Fascinante expérience que propose le documentaire La chute du ciel, à travers une plongée au cœur de la forêt amazonienne et du peuple indigène Yanomami, qui y défend son lieu de vie face aux appétits insatiables de puissants financiers brésiliens et autres orpailleurs. En salle.

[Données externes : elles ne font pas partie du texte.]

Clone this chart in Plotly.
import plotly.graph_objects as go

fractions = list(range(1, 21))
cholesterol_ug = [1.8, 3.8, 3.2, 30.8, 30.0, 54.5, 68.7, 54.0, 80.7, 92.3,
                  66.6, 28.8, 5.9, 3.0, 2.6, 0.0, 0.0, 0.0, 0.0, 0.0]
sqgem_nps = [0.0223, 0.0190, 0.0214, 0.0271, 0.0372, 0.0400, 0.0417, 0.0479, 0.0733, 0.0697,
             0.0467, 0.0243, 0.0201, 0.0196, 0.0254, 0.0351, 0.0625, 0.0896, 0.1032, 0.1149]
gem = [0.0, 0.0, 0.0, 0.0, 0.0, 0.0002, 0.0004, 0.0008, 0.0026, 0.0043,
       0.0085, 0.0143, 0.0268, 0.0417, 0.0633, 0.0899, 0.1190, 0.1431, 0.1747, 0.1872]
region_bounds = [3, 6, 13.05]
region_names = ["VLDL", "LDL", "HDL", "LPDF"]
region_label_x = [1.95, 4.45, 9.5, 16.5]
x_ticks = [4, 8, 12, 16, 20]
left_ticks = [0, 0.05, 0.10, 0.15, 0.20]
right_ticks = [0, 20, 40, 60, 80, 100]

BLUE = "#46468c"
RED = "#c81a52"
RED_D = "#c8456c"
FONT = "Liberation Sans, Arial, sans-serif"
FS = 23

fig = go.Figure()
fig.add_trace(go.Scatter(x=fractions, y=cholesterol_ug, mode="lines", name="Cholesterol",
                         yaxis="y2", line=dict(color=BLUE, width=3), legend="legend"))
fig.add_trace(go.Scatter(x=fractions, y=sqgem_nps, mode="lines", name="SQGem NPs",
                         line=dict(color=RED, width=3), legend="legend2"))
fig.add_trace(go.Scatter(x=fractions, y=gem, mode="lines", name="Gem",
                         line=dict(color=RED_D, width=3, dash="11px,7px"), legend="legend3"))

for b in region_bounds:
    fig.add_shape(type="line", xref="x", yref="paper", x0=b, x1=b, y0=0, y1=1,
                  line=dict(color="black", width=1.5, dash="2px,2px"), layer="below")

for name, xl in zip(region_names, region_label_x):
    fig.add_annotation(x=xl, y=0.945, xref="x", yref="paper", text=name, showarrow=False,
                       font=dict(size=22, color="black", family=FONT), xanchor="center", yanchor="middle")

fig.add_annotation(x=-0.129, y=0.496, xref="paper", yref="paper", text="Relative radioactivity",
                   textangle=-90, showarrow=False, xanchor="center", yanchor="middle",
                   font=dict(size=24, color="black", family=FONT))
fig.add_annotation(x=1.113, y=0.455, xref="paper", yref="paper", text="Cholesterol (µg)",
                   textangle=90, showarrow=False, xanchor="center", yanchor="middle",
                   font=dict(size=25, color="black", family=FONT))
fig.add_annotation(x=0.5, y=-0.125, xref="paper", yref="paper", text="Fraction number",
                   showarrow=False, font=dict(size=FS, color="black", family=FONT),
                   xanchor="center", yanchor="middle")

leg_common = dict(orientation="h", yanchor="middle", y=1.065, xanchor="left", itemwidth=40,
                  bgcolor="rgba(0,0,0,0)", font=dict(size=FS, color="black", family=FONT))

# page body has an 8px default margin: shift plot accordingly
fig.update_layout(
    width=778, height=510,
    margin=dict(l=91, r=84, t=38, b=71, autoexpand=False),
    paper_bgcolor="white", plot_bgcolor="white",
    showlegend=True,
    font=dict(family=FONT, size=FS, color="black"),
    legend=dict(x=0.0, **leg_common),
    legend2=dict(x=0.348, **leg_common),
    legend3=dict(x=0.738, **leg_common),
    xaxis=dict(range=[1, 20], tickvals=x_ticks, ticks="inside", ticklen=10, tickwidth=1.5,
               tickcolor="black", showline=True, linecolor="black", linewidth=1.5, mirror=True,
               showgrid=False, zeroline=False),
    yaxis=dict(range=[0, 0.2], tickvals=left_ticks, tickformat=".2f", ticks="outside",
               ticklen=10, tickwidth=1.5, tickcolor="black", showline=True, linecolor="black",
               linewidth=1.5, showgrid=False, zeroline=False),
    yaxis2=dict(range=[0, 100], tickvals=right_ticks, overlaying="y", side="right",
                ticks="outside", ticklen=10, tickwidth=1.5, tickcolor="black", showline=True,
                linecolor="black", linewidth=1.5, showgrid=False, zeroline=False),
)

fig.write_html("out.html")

Rarement, on aura vu pareille proximité se créer entre des sujets filmés et leurs spectateur.ice.s. Qu’un océan, que des langues, qu’une temporalité, nous séparent des Yanomami filmé.e.s ici, n’importe pas. Les corps, les images et les sons s’infiltrent et résonnent dans l’espace de projection, et cela bien au-delà (aussi infranchissable parait-elle) de la lutte politique que livre depuis des décennies les membres de cette communauté parmi les plus grandes à vivre dans les forêts d’Amérique du Sud. Car si l’on peut être intrigué.e par ce mode de vie frugale et agraire, pied de nez au TINA (There is no alternative) des néo-libéraux.ale.s que l’on s’efforce de leur imposer depuis des décennies à coup d’expropriation, d’empoisonnements, et autres attaques en règle, c’est davantage par cette invitation vers une autre cosmologie, que l’on est happé.e. Centré mais explosé (au montage) autour du rite Reahu, événement le plus significatif de leur métaphysique, La chute du ciel, nous fait vivre là des préparatifs, là des transes, là des conversations, là des retrouvailles.
La caméra frôle les épidermes, découpe abstraitement les corps ou à l’inverse se fixe et essaye de s’ouvrir le plus possible au paysage. Le son s’attarde sur une scène que l’on ne voit plus, interfère avec d’autres images, intervient même pour des piqures de réel. La grammaire cinématographique se fait plastique, les séquences rebondissent entre elles, on ne peut prédire du plan suivant, le sens devient pluriel. Et en même temps, on ne cesse de tourner autour de cette population aux rites étranges, aspiré.e.s par une certaine familiarité qu’ils finissent par dégager.
Sorti.e de la salle obscure après un temps que l’on ne saurait définir (est-ce bien nécessaire ?), on reste longtemps habité.e.s par cette transe cinématographique, mêlant des sentiments diffus d’injustice et d’ouverture, de terreur et de superbe.